28.7.23

A salvação de Sócrates

Massive Attack ft. Sinéad O’Connor, “Special Cases”, in https://www.youtube.com/watch?v=OQ31yNp6Nao

As linhas no papel estão desfocadas. O nevoeiro pousara na folha. Embaciado, o papel contamina o olhar, também embaciado. Nestas alturas – ponderava com o método possível – as ideias são órfãs. Uma nebulosa açaima a lucidez, como se fosse preciso ordenar as palavras que desalfandegam a lucidez. Não há modos diferentes de o dizer. A menos que pela janela espreitem espíritos ávidos com o seu olhar imparcial e sussurrem a água pura tirada à fonte.

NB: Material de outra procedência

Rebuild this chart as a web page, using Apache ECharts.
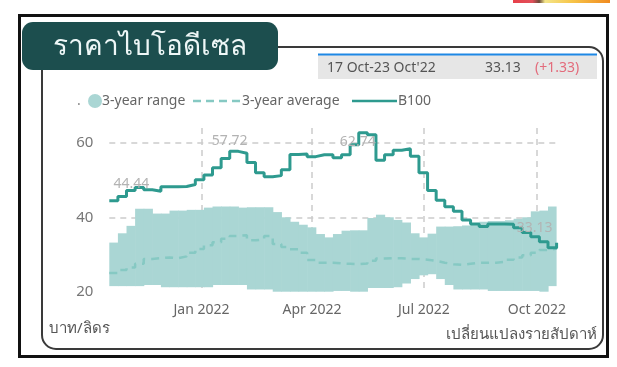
<!DOCTYPE html>
<html>
<head>
<meta charset="utf-8">
<script src="https://cdn.jsdelivr.net/npm/echarts@6/dist/echarts.min.js"></script>
<style>
html,body{margin:0;padding:0;background:#fff;}
#c{width:617px;height:367px;}
</style>
</head>
<body>
<div id="c"></div>
<script>
// Weekly dates (week start)
const weeks = [
 '2021-10-18','2021-10-25','2021-11-01','2021-11-08','2021-11-15','2021-11-22','2021-11-29',
 '2021-12-06','2021-12-13','2021-12-20','2021-12-27','2022-01-03','2022-01-10','2022-01-17',
 '2022-01-24','2022-01-31','2022-02-07','2022-02-14','2022-02-21','2022-02-28','2022-03-07',
 '2022-03-14','2022-03-21','2022-03-28','2022-04-04','2022-04-11','2022-04-18','2022-04-25',
 '2022-05-02','2022-05-09','2022-05-16','2022-05-23','2022-05-30','2022-06-06','2022-06-13',
 '2022-06-20','2022-06-27','2022-07-04','2022-07-11','2022-07-18','2022-07-25','2022-08-01',
 '2022-08-08','2022-08-15','2022-08-22','2022-08-29','2022-09-05','2022-09-12','2022-09-19',
 '2022-09-26','2022-10-03','2022-10-10','2022-10-17'
];
// B100 price (baht/litre)
const b100 = [
 44.44,45.6,47.2,48.0,47.4,47.0,48.2,48.2,48.3,48.8,50.1,51.4,53.3,55.8,
 57.72,57.2,54.7,52.0,50.9,51.2,52.8,56.9,57.0,56.3,56.8,56.8,56.0,56.8,
 59.5,62.74,62.2,55.3,56.8,58.0,58.4,56.4,52.0,47.2,44.6,42.8,41.6,39.3,
 38.2,37.5,38.2,38.2,38.1,37.2,35.9,34.8,33.4,31.80,33.13
];
// 3-year range: upper and lower bounds
const rangeHigh = [
 33.2,35.7,37.7,42.3,42.3,41.0,41.0,41.8,41.8,42.0,42.0,42.6,42.9,42.9,
 42.9,42.6,42.7,42.7,42.7,41.4,40.0,38.8,38.0,37.3,35.5,34.6,35.5,36.4,
 36.5,36.5,39.8,40.7,40.0,39.3,38.6,35.7,34.6,35.6,37.5,37.5,37.6,37.8,
 38.4,38.8,39.0,39.0,39.2,39.6,40.0,41.6,41.8,42.9,42.9
];
const rangeLow = [
 21.5,21.5,21.5,21.5,21.8,21.8,21.2,21.2,21.2,21.2,21.2,21.2,21.8,21.8,
 21.8,21.8,20.6,20.6,20.6,19.6,19.6,19.6,19.6,19.6,19.6,19.6,20.2,20.2,
 20.0,20.0,21.0,21.0,21.0,21.2,22.2,23.4,24.4,24.7,23.4,21.8,20.6,20.6,
 20.6,20.6,20.2,20.2,20.2,20.2,20.2,20.2,19.8,21.5,21.5
];
// 3-year average
const avg3 = [
 25.0,25.8,26.5,27.5,28.8,29.0,29.2,29.0,29.5,30.5,31.5,32.5,33.3,34.2,
 35.0,35.2,33.8,34.0,35.0,32.8,32.0,31.4,30.5,28.5,27.8,27.8,27.6,27.5,
 27.4,27.6,28.3,28.9,29.0,29.0,28.8,28.8,28.6,28.3,27.8,27.4,27.2,27.5,
 27.8,27.8,27.8,28.0,28.6,29.2,29.8,30.5,31.2,31.6,31.9
];
const xTicks = ['2022-01-01','2022-04-01','2022-07-01','2022-10-01'];
const monthNames = ['Jan','Feb','Mar','Apr','May','Jun','Jul','Aug','Sep','Oct','Nov','Dec'];
// indices of B100 points that carry a data label
const labelIdx = [0,14,29,52];
const labelOffsets = {0:[22,-5],14:[0,2],29:[-1,21],52:[-22,-3]};

const ts = s => { const p = s.split('-').map(Number); return Date.UTC(p[0], p[1]-1, p[2]); };

const FONT = '"Noto Sans", "Open Sans", sans-serif';
const TEAL = '#2e9a8f';
const BAND = '#aad6d4';
const AVG = '#86c9c3';

// band: one step block per week, from this week's date to the next one
const bandData = weeks.map((d,i)=>[ts(d), ts(weeks[Math.min(i+1, weeks.length-1)]), rangeLow[i], rangeHigh[i]]);
const avgData = weeks.map((d,i)=>[ts(d), avg3[i]]);
const b100Data = weeks.map((d,i)=>{
  const item = {value:[ts(d), b100[i]]};
  if (labelIdx.indexOf(i) >= 0) {
    item.label = {show:true, position:'top', offset: labelOffsets[i],
      formatter: b100[i].toFixed(2), color:'#b3b3b3', fontSize:14, fontFamily:FONT};
  }
  return item;
});

function renderBand(params, api) {
  const x0 = api.value(0), x1 = api.value(1);
  const lo = Math.max(api.value(2), 20);
  const p0 = api.coord([x0, api.value(3)]);
  const p1 = api.coord([x1, lo]);
  const w = Math.max(p1[0] - p0[0], 0);
  if (w <= 0) return null;
  const rect = echarts.graphic.clipRectByRect(
    {x:p0[0], y:p0[1], width:w + 0.6, height:p1[1]-p0[1]},
    {x:params.coordSys.x, y:params.coordSys.y, width:params.coordSys.width, height:params.coordSys.height});
  return rect && {type:'rect', shape:rect, style:{fill:BAND}};
}

const chart = echarts.init(document.getElementById('c'), null, {renderer:'canvas'});
chart.setOption({
  backgroundColor:'#ffffff',
  animation:false,
  textStyle:{fontFamily:FONT},
  grid:{left:109.3, right:60.4, top:128, bottom:75.3},
  xAxis:{
    type:'value',
    min: ts(weeks[0]), max: ts(weeks[weeks.length-1]),
    axisLine:{show:false},
    axisTick:{show:false, customValues: xTicks.map(ts)},
    axisLabel:{customValues: xTicks.map(ts), color:'#666', fontSize:14, margin:11,
      formatter: v => { const d = new Date(v); return monthNames[d.getUTCMonth()] + ' ' + d.getUTCFullYear(); }},
    splitLine:{show:true, lineStyle:{color:'#cccccc', type:[6,5], width:1.5}}
  },
  yAxis:{
    type:'value', min:20, max:64, interval:20,
    axisLine:{show:false}, axisTick:{show:false},
    axisLabel:{color:'#777', fontSize:15, margin:16, showMaxLabel:false},
    splitLine:{show:true, showMinLine:false, showMaxLine:false,
      lineStyle:{color:'#cccccc', type:[6,5], width:1.5}}
  },
  series:[
    {name:'3-year range', type:'custom', renderItem:renderBand, data:bandData,
     encode:{x:[0,1], y:[2,3]}, silent:true, z:2},
    {name:'3-year average', type:'line', step:'end', data:avgData, symbol:'none',
     lineStyle:{color:AVG, width:2.5, type:[8,6]}, z:3},
    {name:'B100', type:'line', step:'end', data:b100Data,
     symbol:'circle', symbolSize:0.1, showSymbol:true, itemStyle:{color:TEAL},
     lineStyle:{color:TEAL, width:3}, z:4}
  ],
  graphic:[
    {type:'rect', shape:{x:513, y:0, width:97, height:3}, silent:true,
     style:{fill:new echarts.graphic.LinearGradient(0,0,1,0,[
       {offset:0,color:'#e8404a'},{offset:0.2,color:'#e0505a'},{offset:0.27,color:'#6a4a3a'},
       {offset:0.33,color:'#f3e58a'},{offset:0.6,color:'#f7c64a'},{offset:1,color:'#f08a20'}])}},
    {type:'rect', shape:{x:19.5, y:15.5, width:588, height:341}, silent:true,
     style:{fill:'none', stroke:'#111', lineWidth:3}},
    {type:'rect', shape:{x:42, y:47, width:561, height:302, r:14}, silent:true,
     style:{fill:'none', stroke:'#3a3a3a', lineWidth:2}},
    {type:'rect', shape:{x:22, y:22, width:256, height:48, r:11}, silent:true,
     style:{fill:'#1c4e4e'}},
    {type:'text', x:150, y:47, silent:true,
     style:{text:'ราคาไบโอดีเซล', fill:'#eef7f7', font:'28px '+FONT, align:'center', verticalAlign:'middle'}},
    {type:'rect', shape:{x:318, y:55, width:279, height:24}, silent:true, style:{fill:'#e6e6e6'}},
    {type:'rect', shape:{x:318, y:53.5, width:279, height:2}, silent:true, style:{fill:'#1e88e5'}},
    {type:'text', x:327, y:68, silent:true,
     style:{text:"17 Oct-23 Oct'22", fill:'#555', font:'14px '+FONT, verticalAlign:'middle'}},
    {type:'text', x:485, y:68, silent:true,
     style:{text:'33.13', fill:'#555', font:'14px '+FONT, verticalAlign:'middle'}},
    {type:'text', x:535, y:68, silent:true,
     style:{text:'(+1.33)', fill:'#e36b7b', font:'14px '+FONT, verticalAlign:'middle'}},
    {type:'text', x:77, y:101, silent:true,
     style:{text:'.', fill:'#888', font:'14px '+FONT, verticalAlign:'middle'}},
    {type:'circle', shape:{cx:95, cy:101, r:7}, silent:true, style:{fill:BAND}},
    {type:'text', x:102, y:101, silent:true,
     style:{text:'3-year range', fill:'#666', font:'14px '+FONT, verticalAlign:'middle'}},
    {type:'line', shape:{x1:193, y1:101, x2:240, y2:101}, silent:true,
     style:{stroke:AVG, lineWidth:2.5, lineDash:[8,5]}},
    {type:'text', x:242, y:101, silent:true,
     style:{text:'3-year average', fill:'#666', font:'14px '+FONT, verticalAlign:'middle'}},
    {type:'line', shape:{x1:352, y1:101, x2:397, y2:101}, silent:true,
     style:{stroke:TEAL, lineWidth:2.5}},
    {type:'text', x:398, y:101, silent:true,
     style:{text:'B100', fill:'#666', font:'14px '+FONT, verticalAlign:'middle'}},
    {type:'text', x:49, y:329, silent:true,
     style:{text:'บาท/ลิดร', fill:'#555', font:'15px '+FONT, verticalAlign:'middle'}},
    {type:'text', x:597, y:335, silent:true,
     style:{text:'เปลี่ยนแปลงรายสัปดาห์', fill:'#555', font:'15px '+FONT, align:'right', verticalAlign:'middle'}}
  ]
});
</script>
</body>
</html>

Se a folha de papel está corrompida, o que se dirá das palavras que vierem a ser vertidas na folha? Os consumidores de lugares-comuns, os profetas da obviedade, respondem sem hesitações: as palavras são corrompidas. Estão errados. Das arcadas do tempo, uns vultos perenes insistem na perenidade das suas lições. Insistem: as pessoas devem olhar sob o véu, é lá que se sublevam os amotinados que não aceitam a leviandade do óbvio. Segundo esses vultos intemporais, as folhas podem ter sido corrompidas, mas ainda é possível escrever as palavras sem ser num plano esventrado.

Mas as pessoas não acreditam. Bolçam os pergaminhos (o que julgam ser pergaminhos): a causa e o efeito não podem ser obliterados pela dicção dos sábios. Questionam os sábios: o que sabem eles? O que podem dizer em sua defesa, se estão mortos? Os seus discípulos falam por eles? Fazem-no na módica condição de intérpretes. O fio condutor esgaçado não é o plano convincente para guardar em memória as ideias; até porque são abjuradas por serem arcanas, como se o caldo em que medra a História do pensamento estivesse prescrito pelo anátema do futuro.

Alguém advertiu que é preciso congeminar a salvação de Sócrates. Aceitam-se a concurso as duas leituras da proclamação. A salvação de Sócrates, para que ele não se extinga à mercê da estultícia dos algozes do futuro que, à medida que o futuro se asfalta, vão encerrando o passado na desmemória. Ou a salvação de Sócrates que nos inventaria como seus sujeitos, para que não nos sujeitemos à aleatória vontade dos apóstolos malsãos dos lugares-comuns.

Ou então, juntamos as duas possibilidades. E salvando Sócrates dos algozes, deixamos que Sócrates venha em nosso socorro. Para que as linhas irregulares não sejam o veneno das palavras que se deitam na folha de papel.